● **WORK TO DO**
Retype the material below. Keep every word exactly as it is.

● **DATA SEGMENT**
________________________

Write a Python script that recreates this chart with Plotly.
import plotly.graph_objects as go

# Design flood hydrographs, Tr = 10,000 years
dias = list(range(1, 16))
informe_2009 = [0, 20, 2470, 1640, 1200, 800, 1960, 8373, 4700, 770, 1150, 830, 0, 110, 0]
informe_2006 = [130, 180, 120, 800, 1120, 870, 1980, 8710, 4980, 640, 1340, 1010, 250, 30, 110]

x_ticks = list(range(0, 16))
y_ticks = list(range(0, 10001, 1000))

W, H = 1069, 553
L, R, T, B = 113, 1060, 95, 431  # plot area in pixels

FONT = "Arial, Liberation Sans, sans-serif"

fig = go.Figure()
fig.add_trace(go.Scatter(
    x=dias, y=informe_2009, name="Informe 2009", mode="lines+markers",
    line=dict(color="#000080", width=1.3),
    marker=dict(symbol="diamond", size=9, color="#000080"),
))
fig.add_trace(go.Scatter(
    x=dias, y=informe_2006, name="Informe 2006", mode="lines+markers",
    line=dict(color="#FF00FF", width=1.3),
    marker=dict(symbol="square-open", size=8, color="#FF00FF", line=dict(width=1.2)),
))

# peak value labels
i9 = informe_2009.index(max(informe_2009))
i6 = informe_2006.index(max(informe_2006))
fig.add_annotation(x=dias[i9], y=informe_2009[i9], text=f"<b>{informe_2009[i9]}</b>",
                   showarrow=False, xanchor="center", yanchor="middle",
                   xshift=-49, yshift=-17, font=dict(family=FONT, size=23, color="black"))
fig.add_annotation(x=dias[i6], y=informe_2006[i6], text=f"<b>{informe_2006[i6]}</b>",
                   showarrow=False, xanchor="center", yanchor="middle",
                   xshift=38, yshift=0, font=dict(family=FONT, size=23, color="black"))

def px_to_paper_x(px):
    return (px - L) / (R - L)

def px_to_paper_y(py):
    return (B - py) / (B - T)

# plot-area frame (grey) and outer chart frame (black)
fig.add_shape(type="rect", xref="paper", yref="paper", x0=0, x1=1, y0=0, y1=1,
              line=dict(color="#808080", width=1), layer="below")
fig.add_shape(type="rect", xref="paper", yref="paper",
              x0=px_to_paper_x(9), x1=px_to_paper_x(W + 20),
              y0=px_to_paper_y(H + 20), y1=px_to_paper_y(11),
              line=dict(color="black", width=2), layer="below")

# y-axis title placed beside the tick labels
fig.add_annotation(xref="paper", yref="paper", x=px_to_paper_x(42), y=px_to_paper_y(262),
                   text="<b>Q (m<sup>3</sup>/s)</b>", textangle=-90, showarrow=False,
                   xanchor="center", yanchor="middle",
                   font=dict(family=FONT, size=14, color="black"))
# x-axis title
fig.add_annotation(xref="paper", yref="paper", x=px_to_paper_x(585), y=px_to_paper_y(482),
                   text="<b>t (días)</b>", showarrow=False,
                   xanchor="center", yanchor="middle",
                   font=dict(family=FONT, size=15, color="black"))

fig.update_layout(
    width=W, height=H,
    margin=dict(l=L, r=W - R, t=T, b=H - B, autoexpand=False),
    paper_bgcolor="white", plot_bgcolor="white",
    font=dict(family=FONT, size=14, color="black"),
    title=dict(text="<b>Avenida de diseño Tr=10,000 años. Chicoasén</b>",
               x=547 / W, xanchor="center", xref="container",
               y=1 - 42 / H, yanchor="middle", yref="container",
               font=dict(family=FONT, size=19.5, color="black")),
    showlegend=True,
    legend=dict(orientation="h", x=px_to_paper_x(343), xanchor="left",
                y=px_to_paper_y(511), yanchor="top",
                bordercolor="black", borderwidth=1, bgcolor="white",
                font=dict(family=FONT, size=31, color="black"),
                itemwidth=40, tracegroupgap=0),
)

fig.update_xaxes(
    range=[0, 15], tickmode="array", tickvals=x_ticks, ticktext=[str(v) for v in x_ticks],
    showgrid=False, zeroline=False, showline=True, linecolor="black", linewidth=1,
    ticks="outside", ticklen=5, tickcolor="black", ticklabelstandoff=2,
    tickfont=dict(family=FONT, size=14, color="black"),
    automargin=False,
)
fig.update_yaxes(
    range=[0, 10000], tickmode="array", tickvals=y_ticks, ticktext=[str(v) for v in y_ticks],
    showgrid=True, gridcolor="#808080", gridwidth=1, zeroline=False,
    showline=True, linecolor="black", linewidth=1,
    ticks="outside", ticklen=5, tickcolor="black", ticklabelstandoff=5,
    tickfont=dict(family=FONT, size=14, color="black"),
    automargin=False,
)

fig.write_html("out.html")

________________________

● **EXPECTED OUTPUT**
Write a Python script that recreates this chart with Plotly.
import plotly.graph_objects as go

# Design flood hydrographs, Tr = 10,000 years
dias = list(range(1, 16))
informe_2009 = [0, 20, 2470, 1640, 1200, 800, 1960, 8373, 4700, 770, 1150, 830, 0, 110, 0]
informe_2006 = [130, 180, 120, 800, 1120, 870, 1980, 8710, 4980, 640, 1340, 1010, 250, 30, 110]

x_ticks = list(range(0, 16))
y_ticks = list(range(0, 10001, 1000))

W, H = 1069, 553
L, R, T, B = 113, 1060, 95, 431  # plot area in pixels

FONT = "Arial, Liberation Sans, sans-serif"

fig = go.Figure()
fig.add_trace(go.Scatter(
    x=dias, y=informe_2009, name="Informe 2009", mode="lines+markers",
    line=dict(color="#000080", width=1.3),
    marker=dict(symbol="diamond", size=9, color="#000080"),
))
fig.add_trace(go.Scatter(
    x=dias, y=informe_2006, name="Informe 2006", mode="lines+markers",
    line=dict(color="#FF00FF", width=1.3),
    marker=dict(symbol="square-open", size=8, color="#FF00FF", line=dict(width=1.2)),
))

# peak value labels
i9 = informe_2009.index(max(informe_2009))
i6 = informe_2006.index(max(informe_2006))
fig.add_annotation(x=dias[i9], y=informe_2009[i9], text=f"<b>{informe_2009[i9]}</b>",
                   showarrow=False, xanchor="center", yanchor="middle",
                   xshift=-49, yshift=-17, font=dict(family=FONT, size=23, color="black"))
fig.add_annotation(x=dias[i6], y=informe_2006[i6], text=f"<b>{informe_2006[i6]}</b>",
                   showarrow=False, xanchor="center", yanchor="middle",
                   xshift=38, yshift=0, font=dict(family=FONT, size=23, color="black"))

def px_to_paper_x(px):
    return (px - L) / (R - L)

def px_to_paper_y(py):
    return (B - py) / (B - T)

# plot-area frame (grey) and outer chart frame (black)
fig.add_shape(type="rect", xref="paper", yref="paper", x0=0, x1=1, y0=0, y1=1,
              line=dict(color="#808080", width=1), layer="below")
fig.add_shape(type="rect", xref="paper", yref="paper",
              x0=px_to_paper_x(9), x1=px_to_paper_x(W + 20),
              y0=px_to_paper_y(H + 20), y1=px_to_paper_y(11),
              line=dict(color="black", width=2), layer="below")

# y-axis title placed beside the tick labels
fig.add_annotation(xref="paper", yref="paper", x=px_to_paper_x(42), y=px_to_paper_y(262),
                   text="<b>Q (m<sup>3</sup>/s)</b>", textangle=-90, showarrow=False,
                   xanchor="center", yanchor="middle",
                   font=dict(family=FONT, size=14, color="black"))
# x-axis title
fig.add_annotation(xref="paper", yref="paper", x=px_to_paper_x(585), y=px_to_paper_y(482),
                   text="<b>t (días)</b>", showarrow=False,
                   xanchor="center", yanchor="middle",
                   font=dict(family=FONT, size=15, color="black"))

fig.update_layout(
    width=W, height=H,
    margin=dict(l=L, r=W - R, t=T, b=H - B, autoexpand=False),
    paper_bgcolor="white", plot_bgcolor="white",
    font=dict(family=FONT, size=14, color="black"),
    title=dict(text="<b>Avenida de diseño Tr=10,000 años. Chicoasén</b>",
               x=547 / W, xanchor="center", xref="container",
               y=1 - 42 / H, yanchor="middle", yref="container",
               font=dict(family=FONT, size=19.5, color="black")),
    showlegend=True,
    legend=dict(orientation="h", x=px_to_paper_x(343), xanchor="left",
                y=px_to_paper_y(511), yanchor="top",
                bordercolor="black", borderwidth=1, bgcolor="white",
                font=dict(family=FONT, size=31, color="black"),
                itemwidth=40, tracegroupgap=0),
)

fig.update_xaxes(
    range=[0, 15], tickmode="array", tickvals=x_ticks, ticktext=[str(v) for v in x_ticks],
    showgrid=False, zeroline=False, showline=True, linecolor="black", linewidth=1,
    ticks="outside", ticklen=5, tickcolor="black", ticklabelstandoff=2,
    tickfont=dict(family=FONT, size=14, color="black"),
    automargin=False,
)
fig.update_yaxes(
    range=[0, 10000], tickmode="array", tickvals=y_ticks, ticktext=[str(v) for v in y_ticks],
    showgrid=True, gridcolor="#808080", gridwidth=1, zeroline=False,
    showline=True, linecolor="black", linewidth=1,
    ticks="outside", ticklen=5, tickcolor="black", ticklabelstandoff=5,
    tickfont=dict(family=FONT, size=14, color="black"),
    automargin=False,
)

fig.write_html("out.html")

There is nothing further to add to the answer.